Blame that thinking on my past obsession with political economy, a branch of science that, according to Encyclopedia Britannica, studies the relationship between individuals and society and between markets and the state. I used to bring around a copy of the book, “Political Economy” by John Eaton for the duration of that “obsession.”

I do not pretend to know more about political economy, though. Frankly, the excitement of discovering a viewpoint different from the common and the accepted eventually led to boredom when the discussion got deeper. But the analysis of the capitalist setup, especially on the role of labor in the acquisition of profits (surplus value) stuck in my mind.

The idea that labor alone creates surplus value is a controversial one because it puts the workers and not the capitalists up the pedestal. It is also radical because it does not conform to the common notion regarding employer-employee/worker relations.

But it should be an eye-opener especially for those lobbying for the common good.

There was a time when the celebration of Labor Day extolled the importance of the working class in society. That is no longer happening especially in the Philippines where Labor Day is being celebrated every May 1 of the year. Instead, the day becomes like an occasion for beggars to ask for food from the rich and getting only crumbs.

Instead of being viewed as important cogs of the economy, the workers are instead seen as potential destroyers of economic growth. The message is always that workers should not rock the boat, sort of, by demanding for higher pay and better working condition.

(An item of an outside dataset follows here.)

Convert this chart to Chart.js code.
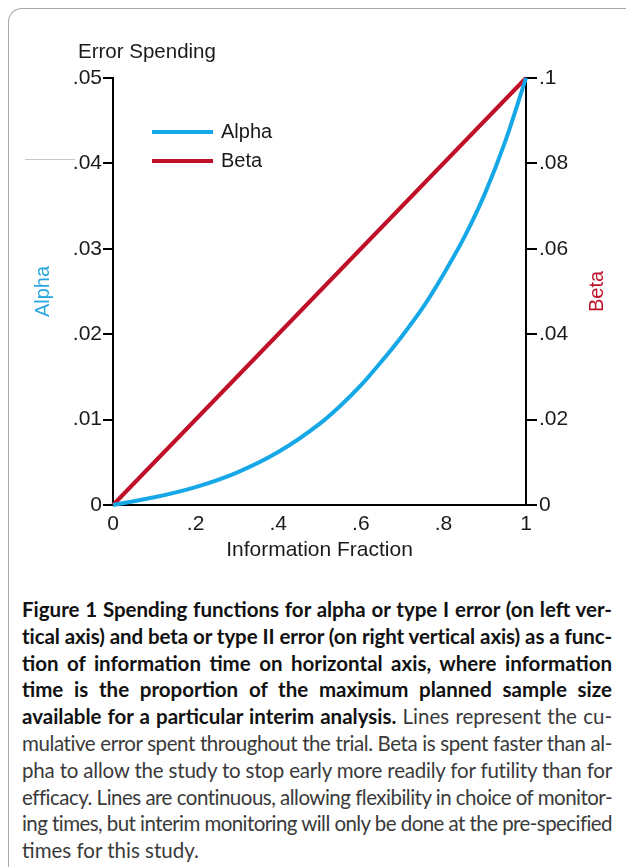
<!DOCTYPE html>
<html>
<head>
<meta charset="utf-8">
<script src="https://cdn.jsdelivr.net/npm/chart.js@4.4.1/dist/chart.umd.min.js"></script>
<style>
  html, body { margin: 0; padding: 0; background: #fff; }
  body { width: 626px; height: 867px; position: relative; overflow: hidden; }
  #frame { position: absolute; left: 8px; top: 8px; width: 700px; height: 900px;
           border-left: 1px solid #a8a8a8; border-top: 1px solid #a8a8a8; border-top-left-radius: 14px; }
  #stray { position: absolute; left: 25px; top: 159px; width: 50px; height: 1px; background: #c8c8c8; }
  #wrap { position: absolute; left: 0; top: 0; width: 626px; height: 570px; }
  #caption { position: absolute; left: 22px; top: 596px; width: 590px;
             font-family: Lato, "Liberation Sans", sans-serif; font-size: 20.5px;
             line-height: 26.8px; color: #3a3a3a; }
  #caption .l { text-align: justify; text-align-last: justify; white-space: nowrap; }
  #caption .l.last { text-align-last: left; }
  #caption b { color: #111; font-weight: 700; }
</style>
</head>
<body>
<div id="frame"></div>
<div id="wrap"><canvas id="c" width="626" height="570"></canvas></div>
<div id="stray"></div>
<div id="caption">
  <div class="l"><b>Figure 1 Spending functions for alpha or type I error (on left ver-</b></div>
  <div class="l"><b>tical axis) and beta or type II error (on right vertical axis) as a func-</b></div>
  <div class="l"><b>tion of information time on horizontal axis, where information</b></div>
  <div class="l"><b>time is the proportion of the maximum planned sample size</b></div>
  <div class="l"><b>available for a particular interim analysis.</b> Lines represent the cu-</div>
  <div class="l">mulative error spent throughout the trial. Beta is spent faster than al-</div>
  <div class="l">pha to allow the study to stop early more readily for futility than for</div>
  <div class="l">efficacy. Lines are continuous, allowing flexibility in choice of monitor-</div>
  <div class="l">ing times, but interim monitoring will only be done at the pre-specified</div>
  <div class="l last">times for this study.</div>
</div>
<script>
// ---- data ----
const alphaFraction = [0, 0.1, 0.2, 0.3, 0.4, 0.5, 0.55, 0.6, 0.65, 0.7, 0.75, 0.8, 0.85, 0.9, 0.95, 1];
const alphaSpent    = [0, 0.0009, 0.0021, 0.0038, 0.0062, 0.0095, 0.0116, 0.0140, 0.0168, 0.0198, 0.0231, 0.0270, 0.0313, 0.0364, 0.0426, 0.05];
const betaFraction  = [0, 0.5, 1];
const betaSpent     = [0, 0.05, 0.1];
const seriesNames   = ["Alpha", "Beta"];
const xTicks        = [0, 0.2, 0.4, 0.6, 0.8, 1];
const alphaTicks    = [0, 0.01, 0.02, 0.03, 0.04, 0.05];
const betaTicks     = [0, 0.02, 0.04, 0.06, 0.08, 0.1];
const chartTitle    = "Error Spending";
const xTitle        = "Information Fraction";

const BLUE = "#16a8e6", RED = "#bf1028";
const BLUE_TXT = "#27a6df", RED_TXT = "#c0142c";
const FONT = '"Liberation Sans", Arial, sans-serif';

// fit caption lines to the column width
document.querySelectorAll("#caption .l").forEach(el => {
  el.style.display = "inline-block";
  const w = el.getBoundingClientRect().width;
  el.style.display = "block";
  const n = el.textContent.length;
  if (w > 589) el.style.letterSpacing = (-(w - 589) / n).toFixed(3) + "px";
});

function fmt(v) {
  if (Math.abs(v) < 1e-9) return "0";
  if (Math.abs(v - 1) < 1e-9) return "1";
  return String(+v.toFixed(3)).replace(/^0\./, ".");
}
function fixedTicks(list) {
  return function (scale) { scale.ticks = list.map(v => ({ value: v })); };
}

const overlay = {
  id: "overlay",
  afterDraw(chart) {
    const ctx = chart.ctx, a = chart.chartArea;
    ctx.save();
    ctx.fillStyle = "#1a1a1a";
    ctx.font = "20.5px " + FONT;
    ctx.textBaseline = "alphabetic";
    ctx.textAlign = "left";
    ctx.fillText(chartTitle, 78, 58);
    // right-axis title, reading bottom-to-top like the left one
    ctx.save();
    ctx.translate(chart.width - 29, (a.top + a.bottom) / 2);
    ctx.rotate(-Math.PI / 2);
    ctx.fillStyle = RED_TXT;
    ctx.font = "20px " + FONT;
    ctx.textAlign = "center";
    ctx.textBaseline = "middle";
    ctx.fillText(seriesNames[1], 0, 0);
    ctx.restore();
    // legend inside plot
    chart.data.datasets.forEach((ds, i) => {
      const y = a.top + 54 + i * 29;
      ctx.strokeStyle = ds.borderColor;
      ctx.lineWidth = 4;
      ctx.beginPath();
      ctx.moveTo(a.left + 39, y);
      ctx.lineTo(a.left + 100, y);
      ctx.stroke();
      ctx.fillStyle = "#1a1a1a";
      ctx.font = "20px " + FONT;
      ctx.textAlign = "left";
      ctx.textBaseline = "middle";
      ctx.fillText(ds.label, a.left + 108, y);
    });
    ctx.restore();
  }
};

new Chart(document.getElementById("c"), {
  type: "line",
  data: {
    datasets: [
      { label: seriesNames[0], data: alphaFraction.map((x, i) => ({ x, y: alphaSpent[i] })),
        yAxisID: "y", borderColor: BLUE, borderWidth: 4, pointRadius: 0,
        cubicInterpolationMode: "monotone", clip: false },
      { label: seriesNames[1], data: betaFraction.map((x, i) => ({ x, y: betaSpent[i] })),
        yAxisID: "y1", borderColor: RED, borderWidth: 4, pointRadius: 0, clip: false }
    ]
  },
  options: {
    responsive: false, animation: false, devicePixelRatio: 1,
    layout: { padding: { top: 78, left: 0, right: 0, bottom: 0 } },
    plugins: { legend: { display: false }, tooltip: { enabled: false }, title: { display: false } },
    scales: {
      x: {
        type: "linear", min: 0, max: 1,
        afterBuildTicks: fixedTicks(xTicks),
        afterFit(s) { s.height = 65; },
        grid: { display: true, drawOnChartArea: false, drawTicks: false },
        border: { display: true, color: "#000", width: 2 },
        ticks: { color: "#1a1a1a", font: { family: FONT, size: 21 }, padding: 7, callback: v => fmt(v), maxRotation: 0 },
        title: { display: true, text: xTitle, color: "#1a1a1a", font: { family: FONT, size: 21, lineHeight: 1.2 }, padding: { top: 0, bottom: 7 } }
      },
      y: {
        type: "linear", position: "left", min: 0, max: 0.05,
        afterBuildTicks: fixedTicks(alphaTicks),
        afterFit(s) { s.width = 113; },
        grid: { display: true, drawOnChartArea: false, drawTicks: true, tickLength: 10, color: "#000", lineWidth: 2 },
        border: { display: true, color: "#000", width: 2 },
        ticks: { color: "#1a1a1a", font: { family: FONT, size: 21 }, padding: 1, callback: v => fmt(v) },
        title: { display: true, text: seriesNames[0], color: BLUE_TXT, font: { family: FONT, size: 20, lineHeight: 1.2 }, padding: { top: 31, bottom: 0 } }
      },
      y1: {
        type: "linear", position: "right", min: 0, max: 0.1,
        afterBuildTicks: fixedTicks(betaTicks),
        afterFit(s) { s.width = 100; },
        grid: { display: true, drawOnChartArea: false, drawTicks: true, tickLength: 11, color: "#000", lineWidth: 2 },
        border: { display: true, color: "#000", width: 2 },
        ticks: { color: "#1a1a1a", font: { family: FONT, size: 21 }, padding: 2, callback: v => fmt(v) },
        title: { display: false, text: seriesNames[1] }
      }
    }
  },
  plugins: [overlay]
});
</script>
</body>
</html>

Their contribution to the economy is largely ignored or forgotten.

Consider what is happening at the Regional Tripartite Wages and Productivity Board (RTWPB) 7. Instead of approving a wage hike, employers in tandem with concerned government agencies only went for a P13 cost of living allowance. RTWPB 7 has a history of denying workers’ demands for wage hikes, or if it does grant such hikes they are minuscule.

I agree with the assessment of Partido ng Mangagawa (PM) national chairman Renato Magtubo of the administration of President Noynoy Aquino. He noted that for the last four Labor Day commemorations under the Aquino administration, workers have received “nothing or zero” from PNoy. He pointed out correctly that without a labor legacy, “matuwid na daan” is a meaningless journey for the Filipino working class.

But this situation should also be blamed on labor leaders for their failure to unite and effectively push for their legitimate demands. Had they strengthened their union, they would not look like beggars asking for crumbs but people to be listened to because of the power they wield.


Published in the Sun.Star Cebu newspaper on May 03, 2014.